- _CHALLENGE_: Leave out the pictures and copy everything else below exactly.

================

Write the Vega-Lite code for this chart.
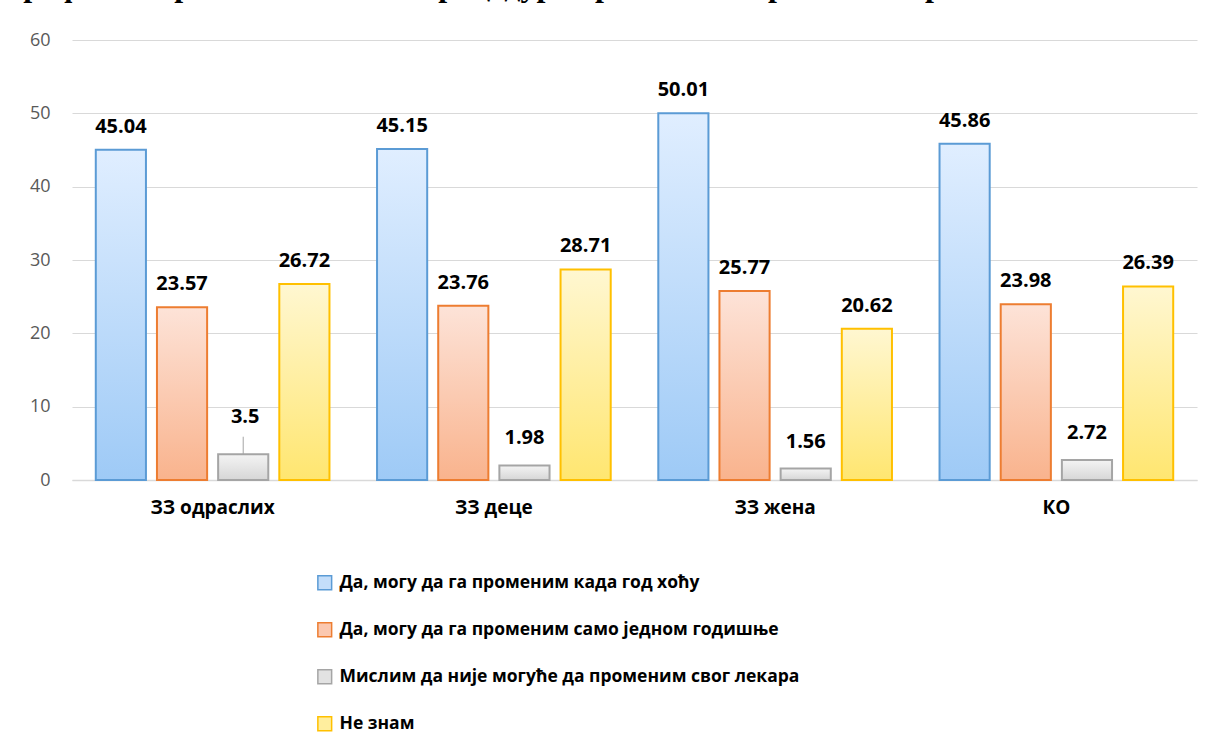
{
  "$schema": "https://vega.github.io/schema/vega-lite/v6.json",
  "autosize": {"type": "none"},
  "padding": {"left": 72, "top": 40, "right": 16, "bottom": 260},
  "width": 1125,
  "height": 440,
  "background": "white",
  "title": {
    "text": "Графикон бр. 4 - Познавање процедуре промене изабраног лекара",
    "anchor": "start",
    "frame": "group",
    "dx": -67,
    "offset": 3,
    "baseline": "alphabetic",
    "font": "Liberation Serif",
    "fontSize": 32,
    "fontWeight": "bold",
    "color": "black"
  },
  "data": {
    "values": [
      {"group": "ЗЗ одраслих", "answer": "Да, могу да га променим када год хоћу", "value": 45.04},
      {"group": "ЗЗ одраслих", "answer": "Да, могу да га променим само једном годишње", "value": 23.57},
      {"group": "ЗЗ одраслих", "answer": "Мислим да није могуће да променим свог лекара", "value": 3.5},
      {"group": "ЗЗ одраслих", "answer": "Не знам", "value": 26.72},
      {"group": "ЗЗ деце", "answer": "Да, могу да га променим када год хоћу", "value": 45.15},
      {"group": "ЗЗ деце", "answer": "Да, могу да га променим само једном годишње", "value": 23.76},
      {"group": "ЗЗ деце", "answer": "Мислим да није могуће да променим свог лекара", "value": 1.98},
      {"group": "ЗЗ деце", "answer": "Не знам", "value": 28.71},
      {"group": "ЗЗ жена", "answer": "Да, могу да га променим када год хоћу", "value": 50.01},
      {"group": "ЗЗ жена", "answer": "Да, могу да га променим само једном годишње", "value": 25.77},
      {"group": "ЗЗ жена", "answer": "Мислим да није могуће да променим свог лекара", "value": 1.56},
      {"group": "ЗЗ жена", "answer": "Не знам", "value": 20.62},
      {"group": "КО", "answer": "Да, могу да га променим када год хоћу", "value": 45.86},
      {"group": "КО", "answer": "Да, могу да га променим само једном годишње", "value": 23.98},
      {"group": "КО", "answer": "Мислим да није могуће да променим свог лекара", "value": 2.72},
      {"group": "КО", "answer": "Не знам", "value": 26.39}
    ]
  },
  "encoding": {
    "x": {
      "field": "group",
      "type": "nominal",
      "sort": null,
      "scale": {"paddingInner": 0.13, "paddingOuter": 0.065},
      "axis": {
        "title": null,
        "labelAngle": 0,
        "labelFont": "Open Sans",
        "labelFontSize": 19,
        "labelFontWeight": "bold",
        "labelColor": "black",
        "labelPadding": 18,
        "ticks": false,
        "domainColor": "#d9d9d9",
        "domainWidth": 1.5
      }
    },
    "xOffset": {
      "field": "answer",
      "type": "nominal",
      "sort": null,
      "scale": {"paddingInner": 0.18, "paddingOuter": 0.09}
    },
    "y": {
      "field": "value",
      "type": "quantitative",
      "scale": {"domain": [0, 60], "nice": false},
      "axis": {
        "title": null,
        "values": [0, 10, 20, 30, 40, 50, 60],
        "labelFont": "Open Sans",
        "labelFontSize": 18,
        "labelColor": "#595959",
        "labelPadding": 22,
        "ticks": false,
        "domain": false,
        "gridColor": "#d9d9d9",
        "gridWidth": 1.2
      }
    }
  },
  "layer": [
    {
      "transform": [{"filter": "datum.answer == 'Да, могу да га променим када год хоћу'"}],
      "mark": {"type": "bar", "stroke": "#5b9bd5", "strokeWidth": 2,
        "fill": {"gradient": "linear", "x1": 0, "y1": 0, "x2": 0, "y2": 1,
          "stops": [{"offset": 0, "color": "#e0eeff"}, {"offset": 1, "color": "#9ecaf6"}]}}
    },
    {
      "transform": [{"filter": "datum.answer == 'Да, могу да га променим само једном годишње'"}],
      "mark": {"type": "bar", "stroke": "#ed7d31", "strokeWidth": 2,
        "fill": {"gradient": "linear", "x1": 0, "y1": 0, "x2": 0, "y2": 1,
          "stops": [{"offset": 0, "color": "#fde3d8"}, {"offset": 1, "color": "#f9b38d"}]}}
    },
    {
      "transform": [{"filter": "datum.answer == 'Мислим да није могуће да променим свог лекара'"}],
      "mark": {"type": "bar", "stroke": "#a5a5a5", "strokeWidth": 2,
        "fill": {"gradient": "linear", "x1": 0, "y1": 0, "x2": 0, "y2": 1,
          "stops": [{"offset": 0, "color": "#f4f4f4"}, {"offset": 1, "color": "#d6d6d6"}]}}
    },
    {
      "transform": [{"filter": "datum.answer == 'Не знам'"}],
      "mark": {"type": "bar", "stroke": "#ffc000", "strokeWidth": 2,
        "fill": {"gradient": "linear", "x1": 0, "y1": 0, "x2": 0, "y2": 1,
          "stops": [{"offset": 0, "color": "#fff7d1"}, {"offset": 1, "color": "#ffe670"}]}}
    },
    {
      "mark": {"type": "square", "opacity": 0, "size": 1},
      "encoding": {
        "fill": {
          "field": "answer", "type": "nominal", "sort": null,
          "scale": {"range": ["#c4defa", "#fbc8b0", "#e2e2e2", "#ffee9e"]},
          "legend": {
            "title": null,
            "orient": "none",
            "legendX": 244,
            "legendY": 534,
            "direction": "vertical",
            "symbolType": "square",
            "symbolSize": 190,
            "symbolStrokeWidth": 1.5,
            "symbolOpacity": 1,
            "labelFont": "Open Sans",
            "labelFontSize": 17.5,
            "labelFontWeight": "bold",
            "labelColor": "black",
            "labelOffset": 6,
            "labelLimit": 800,
            "rowPadding": 26,
            "encode": {"symbols": {"update": {"opacity": {"value": 1}}}}
          }
        },
        "stroke": {
          "field": "answer", "type": "nominal", "sort": null,
          "scale": {"range": ["#5b9bd5", "#ed7d31", "#a5a5a5", "#ffc000"]},
          "legend": {
            "title": null,
            "orient": "none",
            "legendX": 244,
            "legendY": 534,
            "direction": "vertical",
            "symbolType": "square",
            "symbolSize": 190,
            "symbolStrokeWidth": 1.5,
            "symbolOpacity": 1,
            "labelFont": "Open Sans",
            "labelFontSize": 17.5,
            "labelFontWeight": "bold",
            "labelColor": "black",
            "labelOffset": 6,
            "labelLimit": 800,
            "rowPadding": 26,
            "encode": {"symbols": {"update": {"opacity": {"value": 1}}}}
          }
        }
      }
    },
    {
      "transform": [{"filter": "datum.answer != 'Мислим да није могуће да променим свог лекара'"}],
      "mark": {"type": "text", "baseline": "alphabetic", "dy": -17, "font": "Open Sans", "fontSize": 20, "fontWeight": "bold", "color": "black"},
      "encoding": {"text": {"field": "value", "type": "quantitative"}}
    },
    {
      "transform": [{"filter": "datum.answer == 'Мислим да није могуће да променим свог лекара' && datum.value != 3.5"}],
      "mark": {"type": "text", "baseline": "alphabetic", "dy": -21, "font": "Open Sans", "fontSize": 20, "fontWeight": "bold", "color": "black"},
      "encoding": {"text": {"field": "value", "type": "quantitative"}}
    },
    {
      "transform": [{"filter": "datum.answer == 'Мислим да није могуће да променим свог лекара' && datum.value == 3.5"}],
      "mark": {"type": "text", "baseline": "alphabetic", "dy": -31, "dx": 2, "font": "Open Sans", "fontSize": 20, "fontWeight": "bold", "color": "black"},
      "encoding": {"text": {"field": "value", "type": "quantitative"}}
    },
    {
      "transform": [{"filter": "datum.answer == 'Мислим да није могуће да променим свог лекара' && datum.value == 3.5"}],
      "mark": {"type": "rule", "color": "#a5a5a5", "strokeWidth": 1},
      "encoding": {"y2": {"datum": 5.9}}
    }
  ],
  "config": {
    "view": {"stroke": null}
  }
}
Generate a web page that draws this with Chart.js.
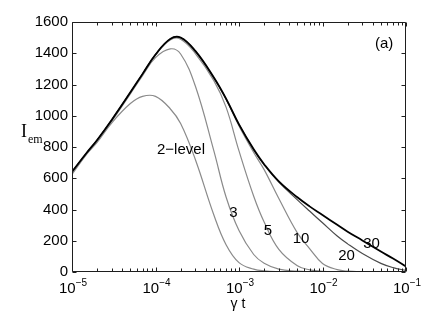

================

- _WRITTEN RESPONSE_:
Write the Vega-Lite code for this chart.
{
  "$schema": "https://vega.github.io/schema/vega-lite/v6.json",
  "autosize": {"type": "none"},
  "padding": {"left": 72, "top": 40, "right": 16, "bottom": 260},
  "width": 1125,
  "height": 440,
  "background": "white",
  "title": {
    "text": "Графикон бр. 4 - Познавање процедуре промене изабраног лекара",
    "anchor": "start",
    "frame": "group",
    "dx": -67,
    "offset": 3,
    "baseline": "alphabetic",
    "font": "Liberation Serif",
    "fontSize": 32,
    "fontWeight": "bold",
    "color": "black"
  },
  "data": {
    "values": [
      {"group": "ЗЗ одраслих", "answer": "Да, могу да га променим када год хоћу", "value": 45.04},
      {"group": "ЗЗ одраслих", "answer": "Да, могу да га променим само једном годишње", "value": 23.57},
      {"group": "ЗЗ одраслих", "answer": "Мислим да није могуће да променим свог лекара", "value": 3.5},
      {"group": "ЗЗ одраслих", "answer": "Не знам", "value": 26.72},
      {"group": "ЗЗ деце", "answer": "Да, могу да га променим када год хоћу", "value": 45.15},
      {"group": "ЗЗ деце", "answer": "Да, могу да га променим само једном годишње", "value": 23.76},
      {"group": "ЗЗ деце", "answer": "Мислим да није могуће да променим свог лекара", "value": 1.98},
      {"group": "ЗЗ деце", "answer": "Не знам", "value": 28.71},
      {"group": "ЗЗ жена", "answer": "Да, могу да га променим када год хоћу", "value": 50.01},
      {"group": "ЗЗ жена", "answer": "Да, могу да га променим само једном годишње", "value": 25.77},
      {"group": "ЗЗ жена", "answer": "Мислим да није могуће да променим свог лекара", "value": 1.56},
      {"group": "ЗЗ жена", "answer": "Не знам", "value": 20.62},
      {"group": "КО", "answer": "Да, могу да га променим када год хоћу", "value": 45.86},
      {"group": "КО", "answer": "Да, могу да га променим само једном годишње", "value": 23.98},
      {"group": "КО", "answer": "Мислим да није могуће да променим свог лекара", "value": 2.72},
      {"group": "КО", "answer": "Не знам", "value": 26.39}
    ]
  },
  "encoding": {
    "x": {
      "field": "group",
      "type": "nominal",
      "sort": null,
      "scale": {"paddingInner": 0.13, "paddingOuter": 0.065},
      "axis": {
        "title": null,
        "labelAngle": 0,
        "labelFont": "Open Sans",
        "labelFontSize": 19,
        "labelFontWeight": "bold",
        "labelColor": "black",
        "labelPadding": 18,
        "ticks": false,
        "domainColor": "#d9d9d9",
        "domainWidth": 1.5
      }
    },
    "xOffset": {
      "field": "answer",
      "type": "nominal",
      "sort": null,
      "scale": {"paddingInner": 0.18, "paddingOuter": 0.09}
    },
    "y": {
      "field": "value",
      "type": "quantitative",
      "scale": {"domain": [0, 60], "nice": false},
      "axis": {
        "title": null,
        "values": [0, 10, 20, 30, 40, 50, 60],
        "labelFont": "Open Sans",
        "labelFontSize": 18,
        "labelColor": "#595959",
        "labelPadding": 22,
        "ticks": false,
        "domain": false,
        "gridColor": "#d9d9d9",
        "gridWidth": 1.2
      }
    }
  },
  "layer": [
    {
      "transform": [{"filter": "datum.answer == 'Да, могу да га променим када год хоћу'"}],
      "mark": {"type": "bar", "stroke": "#5b9bd5", "strokeWidth": 2,
        "fill": {"gradient": "linear", "x1": 0, "y1": 0, "x2": 0, "y2": 1,
          "stops": [{"offset": 0, "color": "#e0eeff"}, {"offset": 1, "color": "#9ecaf6"}]}}
    },
    {
      "transform": [{"filter": "datum.answer == 'Да, могу да га променим само једном годишње'"}],
      "mark": {"type": "bar", "stroke": "#ed7d31", "strokeWidth": 2,
        "fill": {"gradient": "linear", "x1": 0, "y1": 0, "x2": 0, "y2": 1,
          "stops": [{"offset": 0, "color": "#fde3d8"}, {"offset": 1, "color": "#f9b38d"}]}}
    },
    {
      "transform": [{"filter": "datum.answer == 'Мислим да није могуће да променим свог лекара'"}],
      "mark": {"type": "bar", "stroke": "#a5a5a5", "strokeWidth": 2,
        "fill": {"gradient": "linear", "x1": 0, "y1": 0, "x2": 0, "y2": 1,
          "stops": [{"offset": 0, "color": "#f4f4f4"}, {"offset": 1, "color": "#d6d6d6"}]}}
    },
    {
      "transform": [{"filter": "datum.answer == 'Не знам'"}],
      "mark": {"type": "bar", "stroke": "#ffc000", "strokeWidth": 2,
        "fill": {"gradient": "linear", "x1": 0, "y1": 0, "x2": 0, "y2": 1,
          "stops": [{"offset": 0, "color": "#fff7d1"}, {"offset": 1, "color": "#ffe670"}]}}
    },
    {
      "mark": {"type": "square", "opacity": 0, "size": 1},
      "encoding": {
        "fill": {
          "field": "answer", "type": "nominal", "sort": null,
          "scale": {"range": ["#c4defa", "#fbc8b0", "#e2e2e2", "#ffee9e"]},
          "legend": {
            "title": null,
            "orient": "none",
            "legendX": 244,
            "legendY": 534,
            "direction": "vertical",
            "symbolType": "square",
            "symbolSize": 190,
            "symbolStrokeWidth": 1.5,
            "symbolOpacity": 1,
            "labelFont": "Open Sans",
            "labelFontSize": 17.5,
            "labelFontWeight": "bold",
            "labelColor": "black",
            "labelOffset": 6,
            "labelLimit": 800,
            "rowPadding": 26,
            "encode": {"symbols": {"update": {"opacity": {"value": 1}}}}
          }
        },
        "stroke": {
          "field": "answer", "type": "nominal", "sort": null,
          "scale": {"range": ["#5b9bd5", "#ed7d31", "#a5a5a5", "#ffc000"]},
          "legend": {
            "title": null,
            "orient": "none",
            "legendX": 244,
            "legendY": 534,
            "direction": "vertical",
            "symbolType": "square",
            "symbolSize": 190,
            "symbolStrokeWidth": 1.5,
            "symbolOpacity": 1,
            "labelFont": "Open Sans",
            "labelFontSize": 17.5,
            "labelFontWeight": "bold",
            "labelColor": "black",
            "labelOffset": 6,
            "labelLimit": 800,
            "rowPadding": 26,
            "encode": {"symbols": {"update": {"opacity": {"value": 1}}}}
          }
        }
      }
    },
    {
      "transform": [{"filter": "datum.answer != 'Мислим да није могуће да променим свог лекара'"}],
      "mark": {"type": "text", "baseline": "alphabetic", "dy": -17, "font": "Open Sans", "fontSize": 20, "fontWeight": "bold", "color": "black"},
      "encoding": {"text": {"field": "value", "type": "quantitative"}}
    },
    {
      "transform": [{"filter": "datum.answer == 'Мислим да није могуће да променим свог лекара' && datum.value != 3.5"}],
      "mark": {"type": "text", "baseline": "alphabetic", "dy": -21, "font": "Open Sans", "fontSize": 20, "fontWeight": "bold", "color": "black"},
      "encoding": {"text": {"field": "value", "type": "quantitative"}}
    },
    {
      "transform": [{"filter": "datum.answer == 'Мислим да није могуће да променим свог лекара' && datum.value == 3.5"}],
      "mark": {"type": "text", "baseline": "alphabetic", "dy": -31, "dx": 2, "font": "Open Sans", "fontSize": 20, "fontWeight": "bold", "color": "black"},
      "encoding": {"text": {"field": "value", "type": "quantitative"}}
    },
    {
      "transform": [{"filter": "datum.answer == 'Мислим да није могуће да променим свог лекара' && datum.value == 3.5"}],
      "mark": {"type": "rule", "color": "#a5a5a5", "strokeWidth": 1},
      "encoding": {"y2": {"datum": 5.9}}
    }
  ],
  "config": {
    "view": {"stroke": null}
  }
}
Generate a web page that draws this with Chart.js.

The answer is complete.